Step 1 ：First, we need to understand the definition of continuity at a point. A function \(f(x)\) is said to be continuous at \(x = a\) if the following three conditions are met: \(f(a)\) is defined, \(\lim_{x\to a^-} f(x)\) exists, \(\lim_{x\to a^+} f(x)\) exists, and \(\lim_{x\to a^-} f(x) = \lim_{x\to a^+} f(x) = f(a)\).

Step 2 ：We are asked to determine if the function \(f(x)\) is continuous at \(x = 0\). We can do this by checking if the above conditions are met at \(x = 0\).

Step 3 ：First, we check if \(f(0)\) is defined. For \(x \geq 0\), \(f(x) = x^2\). So, \(f(0) = (0)^2 = 0\). Therefore, \(f(0)\) is defined.

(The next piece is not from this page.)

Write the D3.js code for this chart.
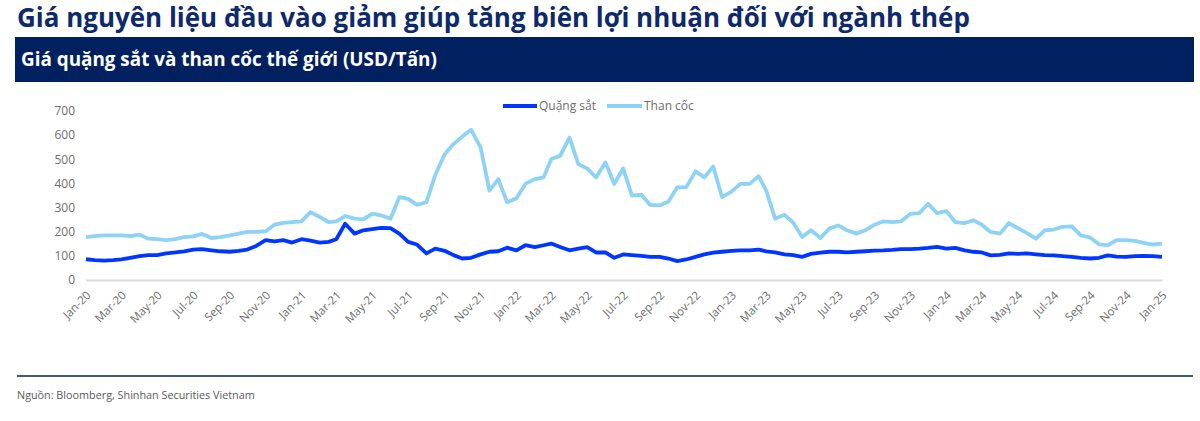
<!DOCTYPE html>
<html>
<head>
<meta charset="utf-8">
<script src="https://cdn.jsdelivr.net/npm/d3@7"></script>
<style>
  html, body { margin: 0; padding: 0; background: #ffffff; }
  svg { display: block; }
  text { font-family: "Open Sans", "Noto Sans", sans-serif; }
</style>
</head>
<body>
<svg id="chart" width="1200" height="421"></svg>
<script>
// ---- Data (semi-monthly readings, Jan-2020 .. Jan-2025) ----
const titleText = "Giá nguyên liệu đầu vào giảm giúp tăng biên lợi nhuận đối với ngành thép";
const subtitleText = "Giá quặng sắt và than cốc thế giới (USD/Tấn)";
const sourceText = "Nguồn: Bloomberg, Shinhan Securities Vietnam";
const seriesNames = ["Quặng sắt", "Than cốc"];
const yTicks = [0, 100, 200, 300, 400, 500, 600, 700];
const startYear = 2020;

const ironOre = [86, 82, 80, 82, 85, 92, 99, 103, 103, 110,
  114, 119, 126, 128, 123, 119, 117, 121, 126, 141,
  165, 160, 165, 155, 169, 163, 155, 158, 169, 233,
  192, 206, 211, 216, 215, 192, 158, 147, 110, 130,
  121, 103, 89, 92, 106, 117, 119, 134, 123, 144,
  136, 144, 151, 137, 123, 130, 136, 114, 114, 92,
  106, 103, 100, 96, 96, 89, 78, 85, 96, 106,
  113, 117, 121, 123, 123, 126, 119, 114, 106, 103,
  96, 108, 113, 117, 117, 114, 117, 119, 122, 123,
  125, 128, 128, 130, 133, 137, 130, 133, 123, 117,
  114, 102, 104, 110, 108, 110, 106, 103, 102, 99,
  96, 92, 89, 92, 102, 97, 96, 99, 100, 99, 96];

const cokingCoal = [178, 182, 185, 185, 185, 182, 188, 171, 169, 165,
  169, 178, 181, 191, 174, 178, 185, 192, 199, 199,
  202, 229, 237, 240, 243, 281, 261, 240, 243, 265,
  254, 251, 275, 268, 254, 343, 336, 311, 322, 435,
  521, 563, 594, 622, 549, 370, 418, 322, 339, 398,
  418, 425, 501, 514, 590, 480, 462, 425, 487, 398,
  462, 350, 353, 311, 309, 325, 384, 384, 450, 425,
  470, 343, 366, 398, 398, 430, 370, 254, 270, 237,
  178, 206, 174, 213, 226, 206, 192, 206, 229, 243,
  240, 243, 274, 277, 316, 277, 285, 240, 236, 247,
  229, 199, 192, 236, 215, 195, 171, 206, 209, 220,
  222, 185, 176, 148, 144, 165, 165, 162, 154, 147, 151];

// dates: 1st and 16th of each month
const dates = ironOre.map((_, i) => new Date(startYear + Math.floor(i / 24), Math.floor((i % 24) / 2), i % 2 ? 16 : 1));

// ---- Layout ----
const svg = d3.select("#chart");
const colors = { iron: "#0036ff", coal: "#8ed3f6", navy: "#002060", title: "#0f2a6b", grey: "#6d6d6d" };

function fitText(sel, target) {
  const w = sel.node().getComputedTextLength();
  const fs = parseFloat(sel.attr("font-size"));
  sel.attr("font-size", (fs * target / w).toFixed(2));
}

// Title
const t = svg.append("text").attr("x", 17).attr("y", 27)
  .attr("font-size", 24).attr("font-weight", 700).attr("fill", colors.title).text(titleText);
fitText(t, 953);

// Subtitle bar
svg.append("rect").attr("x", 15).attr("y", 37).attr("width", 1179).attr("height", 45).attr("fill", colors.navy);
const st = svg.append("text").attr("x", 21).attr("y", 66)
  .attr("font-size", 18).attr("font-weight", 700).attr("fill", "#ffffff").text(subtitleText);
fitText(st, 416);

// Scales
const x = d3.scaleTime().domain([new Date(2020, 0, 1), new Date(2025, 0, 1)]).range([86, 1162]);
const y = d3.scaleLinear().domain([0, 700]).range([280, 111]);

// Y axis labels
const yAxis = svg.append("g").attr("transform", "translate(75,0)")
  .call(d3.axisLeft(y).tickValues(yTicks).tickSize(0).tickPadding(0));
yAxis.select(".domain").remove();
yAxis.selectAll("text").attr("font-size", 12).attr("fill", colors.grey)
  .attr("font-family", "'Open Sans', 'Noto Sans', sans-serif");

// X axis
const fmt = d3.timeFormat("%b-%y");
const xAxis = svg.append("g").attr("transform", "translate(0,280)")
  .call(d3.axisBottom(x).ticks(d3.timeMonth.every(2)).tickFormat(fmt).tickSize(0).tickPadding(0));
xAxis.select(".domain").attr("stroke", "#d9d9d9").attr("stroke-width", 2);
xAxis.selectAll(".tick text")
  .attr("font-size", 11.5).attr("fill", colors.grey)
  .attr("font-family", "'Open Sans', 'Noto Sans', sans-serif")
  .attr("text-anchor", "end")
  .attr("dy", 0).attr("y", 0)
  .attr("transform", "translate(5,16) rotate(-45)");

// Lines
const line = d3.line().x((d, i) => x(dates[i])).y(d => y(d)).curve(d3.curveLinear);
svg.append("path").datum(ironOre).attr("d", line)
  .attr("fill", "none").attr("stroke", colors.iron).attr("stroke-width", 3.8).attr("stroke-linejoin", "round");
svg.append("path").datum(cokingCoal).attr("d", line)
  .attr("fill", "none").attr("stroke", colors.coal).attr("stroke-width", 3.8).attr("stroke-linejoin", "round");

// Legend
const legend = [{ x0: 503, x1: 537, tx: 539, c: colors.iron, n: seriesNames[0] },
                { x0: 607, x1: 642, tx: 644, c: colors.coal, n: seriesNames[1] }];
legend.forEach(l => {
  svg.append("line").attr("x1", l.x0).attr("x2", l.x1).attr("y1", 106).attr("y2", 106)
    .attr("stroke", l.c).attr("stroke-width", 4);
  svg.append("text").attr("x", l.tx).attr("y", 110).attr("font-size", 12).attr("fill", colors.grey).text(l.n);
});

// Footer
svg.append("line").attr("x1", 17).attr("x2", 1193).attr("y1", 376).attr("y2", 376)
  .attr("stroke", colors.navy).attr("stroke-width", 1.5);
const src = svg.append("text").attr("x", 17).attr("y", 399).attr("font-size", 12)
  .attr("font-family", "'Liberation Sans Narrow', 'Open Sans', sans-serif")
  .attr("fill", "#595959").text(sourceText);
fitText(src, 238);
</script>
</body>
</html>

Step 4 ：Next, we find the left-hand limit, \(\lim_{x\to 0^-} f(x)\). For \(x < 0\), \(f(x) = e^x\). So, \(\lim_{x\to 0^-} f(x) = \lim_{x\to 0^-} e^x = e^0 = 1\).

Step 5 ：Then, we find the right-hand limit, \(\lim_{x\to 0^+} f(x)\). For \(x \geq 0\), \(f(x) = x^2\). So, \(\lim_{x\to 0^+} f(x) = \lim_{x\to 0^+} x^2 = (0)^2 = 0\).

Step 6 ：We can see that \(\lim_{x\to 0^-} f(x) \neq \lim_{x\to 0^+} f(x)\), so the function \(f(x)\) is not continuous at \(x = 0\).

Step 7 ：Therefore, the function \(f(x)\) is not continuous at \(x = 0\).

Step 8 ：We can check our result by graphing the function \(f(x)\). The graph will show a jump at \(x = 0\), confirming that \(f(x)\) is not continuous at \(x = 0\).

Step 9 ：So, the final answer is that the function \(f(x)\) is not continuous at \(x = 0\).

Step 10 ：\boxed{\text{The function } f(x) \text{ is not continuous at } x = 0.}